The table at the bottom of the page lists all of the files that were generated by the BLAST run:
blast_headers.txt - column headers in BLAST results table, which include
qseqid: query or source (e.g., gene) sequence id
sseqid: subject or target (e.g., reference genome) sequence id
pident: percentage of identical matches
length: alignment length (sequence overlap)
mismatch: number of mismatches
gapopen: number of gap openings
qstart: start of alignment in query
qend: end of alignment in query
sstart: start of alignment in subject
send: end of alignment in subject
evalue: expect value
bitscore: bit score
blast_out.txt - Entire file generated by BLAST job. Used by BV-BRC to create the blast_out.json file.
blast_out.json - JavaScript Object Notation (JSON) formatted file, which is a standard data interchange format. It is primarily used for transmitting data between the BV-BRC web application and backend servers.
blast_out.metadata.json - JSON-formatted file containing the metadata associated with the BLAST job.
blast_out.raw.json - JSON-formatted file containing list of BLAST identifiers (BLAST uses a different set of identifiers than BV-BRC).
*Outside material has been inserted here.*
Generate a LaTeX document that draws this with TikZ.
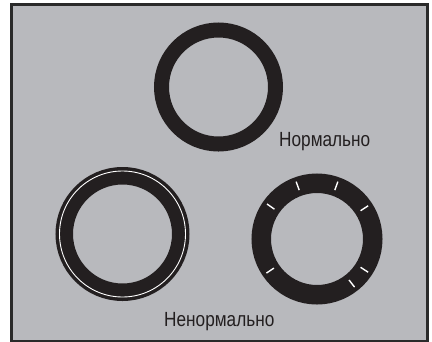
\documentclass[tikz,border=0pt]{standalone}
\usepackage{fontspec}
\usepackage{xcolor}
\usepackage{tikz}
\usetikzlibrary{positioning,calc}

\newfontfamily\labelfont[FakeStretch=0.84]{Liberation Sans}
\definecolor{panelgray}{RGB}{184,185,189}
\definecolor{ringblack}{RGB}{35,31,32}
\definecolor{framegray}{RGB}{42,42,42}

\begin{document}
\begin{tikzpicture}[
    x=1pt, y=-1pt,
    ring/.style={draw=ringblack, line width=#1},
    slit/.style={draw=white, line width=0.9pt},
    tick/.style={draw=white, line width=1.4pt},
    lbl/.style={anchor=base west, inner sep=0pt, text=ringblack, font=\labelfont\fontsize{20.5}{24}\selectfont}
]
    \useasboundingbox (0,0) rectangle (432,341);
    % panel
    \fill [panelgray] (11.5,4.5) rectangle (427.5,341.5);
    \draw [framegray, line width=3pt] (11.5,4.5) rectangle (427.5,341.5);

    % normal ring
    \coordinate (top) at (218.5,87);
    \draw [ring=15pt] (top) circle [radius=57];

    % ring with a crack near the rim
    \coordinate (left) at (122.5,234);
    \draw [ring=17.5pt] (left) circle [radius=58.25];
    \draw [slit] (left) circle [radius=63];

    % ring with radial cracks
    \coordinate (right) at (317,239);
    \draw [ring=19.5pt] (right) circle [radius=55.75];
    \foreach \a in {110,70,33,145,214,-33,-52}
        \draw [tick] ($(right)+(-\a:52)$) -- ($(right)+(-\a:61)$);

    \node [lbl] (ok) at (279,146) {Нормально};
    \node [lbl] (bad) at (164,326) {Ненормально};
\end{tikzpicture}
\end{document}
blast_out.txt - Text file containing the BLAST results, including query and target sequences, and the strength of the BLAST hits.
References¶
Altschul, S. F. J. e. BLAST algorithm. (2001).
Boratyn, G.M., Camacho, C., Cooper, P.S., Coulouris, G., Fong, A., Ma, N., Madden, T.L., Matten, W.T., McGinnis, S.D., Merezhuk, Y. et al. (2013) BLAST: a more efficient report with usability improvements. Nucleic acids research, 41, W29-33.
O’Leary, N.A., Wright, M.W., Brister, J.R., Ciufo, S., Haddad, D., McVeigh, R., Rajput, B., Robbertse, B., Smith-White, B., Ako-Adjei, D. et al. (2016) Reference sequence (RefSeq) database at NCBI: current status, taxonomic expansion, and functional annotation. Nucleic acids research, 44, D733-745.